Do you hear yourself thinking: “Who am I to object? There are others who are far more (fill in the blank: learned, courageous, community-minded, well-connected, etc.). Who am I to voice my protest? Besides, even if I do say something, this is how it always was done and always will be done. I am not going to make any difference!”
This week’s Torah portion is about trailblazers who have the courage to take bold action and create positive change.
After sinning with Midianite women and worshipping their idol, a plague had broken out among the Jewish people. Zimri, a Simeonite prince, publicly takes a Moabite princess into his tent. Understanding the law, Pinchas kills them both, stopping the plague.
The Torah writes that Pinchas was “the son of Elazar, the son of Aaron.” In character and temperament, Pinchas was just like his grandfather—the compassionate and peace-loving Aaron. Pinchas’ zealous act defied his peaceful nature in order to bring about peace between G‑d and Israel. G‑d rewards him with a covenant of priesthood.
Later in the parshah, the daughters of the Tzelafchad petition Moses to be granted a portion of the land belonging to their father, who died without sons. Moses presents their case to G‑d, who establishes their legal right and incorporates this law into the Torah’s laws of inheritance.
Tzelafchad’s daughters were descendants of Machir, from the tribe of Menashe, who had asked Moshe to settle on the Jordan’s eastern side. They understood that they could receive territory there since it would be distributed by Moses and not by Divine lot. But these women loved the Land of Israel itself.
This is why the Torah traces their genealogy back to Joseph, who also loved Israel. Before his death in Egypt, Joseph asked his brothers to swear that they would bring out his bones and bury him in Israel’s holy soil.
The five sisters became the vehicle for the revelation of G‑d’s commandment. G‑d wrote a special chapter in the Torah altering the status quo only once these women stepped up to the plate. While the spies had spoken evil about the Land, these women taught their generation to love it passionately.
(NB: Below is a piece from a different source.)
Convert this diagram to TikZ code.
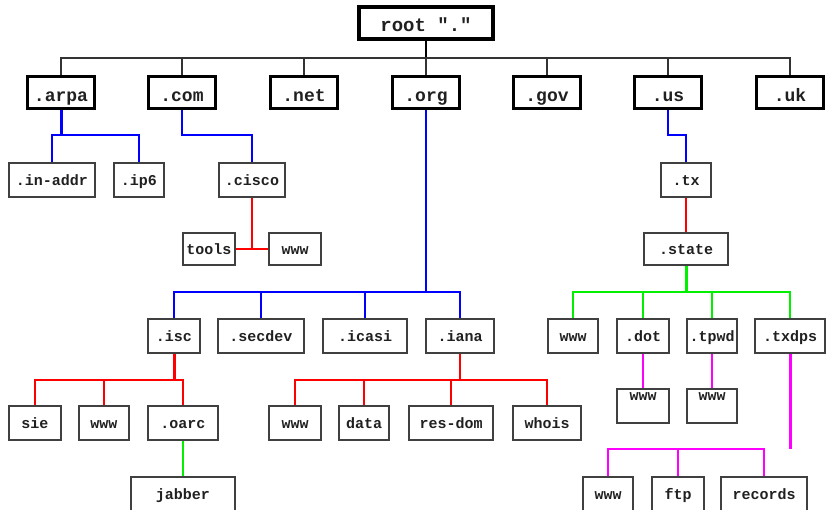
\documentclass[tikz,border=0pt]{standalone}
\usepackage{fontspec}
\setmonofont{Liberation Mono}
\definecolor{bxline}{HTML}{404040}
\definecolor{txt}{HTML}{202020}
\definecolor{cblue}{HTML}{0000FF}
\definecolor{cred}{HTML}{FF0000}
\definecolor{cgreen}{HTML}{00F000}
\definecolor{cmag}{HTML}{FF00FF}
\tikzset{
  box/.style={draw=bxline, line width=2pt, inner sep=0pt, text=txt,
    font=\fontsize{15}{15}\selectfont\ttfamily\bfseries,
    text height=10pt, text depth=0pt, minimum height=34pt},
  tld/.style={box, draw=black, line width=3pt, minimum height=32pt,
    text height=18pt, font=\fontsize{18}{18}\selectfont\ttfamily\bfseries},
  rootbox/.style={box, draw=black, line width=4pt, minimum height=32pt,
    text height=17pt, font=\fontsize{19}{19}\selectfont\ttfamily\bfseries},
  hightext/.style={text height=0pt, text depth=12pt},
  conn/.style={line width=2pt},
  trunk/.style={line width=3pt},
}
\begin{document}
\begin{tikzpicture}[x=1pt,y=-1pt]
\useasboundingbox (0,0) rectangle (826,509);
% root
\node[rootbox, minimum width=134pt] (root) at (426,23) {root "."};
% TLDs
\node[tld, minimum width=67pt] (arpa) at (61,92.5) {.arpa};
\node[tld, minimum width=67pt] (com)  at (182,92.5) {.com};
\node[tld, minimum width=67pt] (net)  at (304,92.5) {.net};
\node[tld, minimum width=67pt] (org)  at (426,92.5) {.org};
\node[tld, minimum width=67pt] (gov)  at (547,92.5) {.gov};
\node[tld, minimum width=67pt] (us)   at (668,92.5) {.us};
\node[tld, minimum width=67pt] (uk)   at (790,92.5) {.uk};
% level 2
\node[box, minimum width=86pt] (inaddr) at (52,180) {.in-addr};
\node[box, minimum width=50pt] (ip6)    at (139,180) {.ip6};
\node[box, minimum width=66pt] (cisco)  at (252,180) {.cisco};
\node[box, minimum width=50pt] (tx)     at (686,180) {.tx};
% level 3
\node[box, minimum width=52pt, minimum height=32pt] (tools) at (209,249) {tools};
\node[box, minimum width=52pt, minimum height=32pt] (wwwc)  at (295,249) {www};
\node[box, minimum width=84pt, minimum height=32pt] (state) at (686,249) {.state};
% level 4
\node[box, minimum width=52pt] (isc)    at (174,336) {.isc};
\node[box, minimum width=86pt] (secdev) at (261,336) {.secdev};
\node[box, minimum width=84pt] (icasi)  at (365,336) {.icasi};
\node[box, minimum width=68pt] (iana)   at (460,336) {.iana};
\node[box, minimum width=50pt] (wwws)   at (573,336) {www};
\node[box, minimum width=52pt] (dot)    at (643,336) {.dot};
\node[box, minimum width=50pt] (tpwd)   at (712,336) {.tpwd};
\node[box, minimum width=70pt] (txdps)  at (790,336) {.txdps};
% level 5
\node[box, minimum width=52pt] (sie)    at (35,423) {sie};
\node[box, minimum width=50pt] (wwwi)   at (104,423) {www};
\node[box, minimum width=70pt] (oarc)   at (183,423) {.oarc};
\node[box, minimum width=52pt] (wwwa)   at (295,423) {www};
\node[box, minimum width=50pt] (data)   at (364,423) {data};
\node[box, minimum width=84pt] (resdom) at (451,423) {res-dom};
\node[box, minimum width=68pt] (whois)  at (547,423) {whois};
\node[box, hightext, minimum width=52pt] (wwwd) at (643,406) {www};
\node[box, hightext, minimum width=50pt] (wwwp) at (712,406) {www};
% bottom
\node[box, minimum width=104pt] (jabber)  at (183,494) {jabber};
\node[box, minimum width=50pt]  (wwwt)    at (608,494) {www};
\node[box, minimum width=52pt]  (ftp)     at (678,494) {ftp};
\node[box, minimum width=86pt]  (records) at (764,494) {records};
% bus coordinates
\coordinate (topbus) at (0,58);
\coordinate (b2) at (0,135);
\coordinate (b4) at (0,292);
\coordinate (b5) at (0,380);
\coordinate (b6) at (0,449);
% top level connectors
\draw[conn, black] (root.south) -- (root.south |- topbus);
\draw[conn, black!80] (arpa.north) -- (arpa.north |- topbus) -- (uk.north |- topbus) -- (uk.north);
\foreach \n in {com,net,org,gov,us}
  \draw[conn, black!80] (\n.north) -- (\n.north |- topbus);
% arpa
\draw[trunk, cblue] (arpa.south) -- (arpa.south |- b2);
\draw[conn, cblue] (inaddr.north) -- (inaddr.north |- b2) -- (ip6.north |- b2) -- (ip6.north);
% com
\draw[conn, cblue] (com.south) -- (com.south |- b2) -- (cisco.north |- b2) -- (cisco.north);
% cisco
\coordinate (cj) at (cisco.south |- tools.east);
\draw[conn, cred] (cisco.south) -- (cj);
\draw[conn, cred] (tools.east) -- (wwwc.west);
% us
\draw[conn, cblue] (us.south) -- (us.south |- b2) -- (tx.north |- b2) -- (tx.north);
\draw[conn, cred] (tx.south) -- (state.north);
% org
\draw[conn, cblue] (org.south) -- (org.south |- b4);
\draw[conn, cblue] (isc.north) -- (isc.north |- b4) -- (iana.north |- b4) -- (iana.north);
\foreach \n in {secdev,icasi}
  \draw[conn, cblue] (\n.north) -- (\n.north |- b4);
% state
\draw[trunk, cgreen] (state.south) -- (state.south |- b4);
\draw[conn, cgreen] (wwws.north) -- (wwws.north |- b4) -- (txdps.north |- b4) -- (txdps.north);
\foreach \n in {dot,tpwd}
  \draw[conn, cgreen] (\n.north) -- (\n.north |- b4);
% isc
\draw[trunk, cred] (isc.south) -- (isc.south |- b5);
\draw[conn, cred] (sie.north) -- (sie.north |- b5) -- (oarc.north |- b5) -- (oarc.north);
\draw[conn, cred] (wwwi.north) -- (wwwi.north |- b5);
% iana
\draw[conn, cred] (iana.south) -- (iana.south |- b5);
\draw[conn, cred] (wwwa.north) -- (wwwa.north |- b5) -- (whois.north |- b5) -- (whois.north);
\foreach \n in {data,resdom}
  \draw[conn, cred] (\n.north) -- (\n.north |- b5);
% oarc
\draw[conn, cgreen] (oarc.south) -- (jabber.north -| oarc.south);
% dot, tpwd
\draw[conn, cmag] (dot.south) -- (wwwd.north);
\draw[conn, cmag] (tpwd.south) -- (wwwp.north);
% txdps
\draw[trunk, cmag] (txdps.south) -- (txdps.south |- b6);
\draw[conn, cmag] (wwwt.north) -- (wwwt.north |- b6) -- (records.north |- b6) -- (records.north);
\draw[conn, cmag] (ftp.north) -- (ftp.north |- b6);
\end{tikzpicture}
\end{document}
So, how can YOU become a trailblazer to create positive change? Here are three things to keep in mind:
- Make sure your intentions are pure and not motivated by personal gain.
- Know the law. Pinchas knew the Torah’s parameters. Tzelafchad’s daughters, too, had done their research and presented learned claims.
- Believe it’s not too late to turn the tide. When no one is taking action, it may just be because YOU alone need to step up to the plate.
Wishing you a bold and courageous week!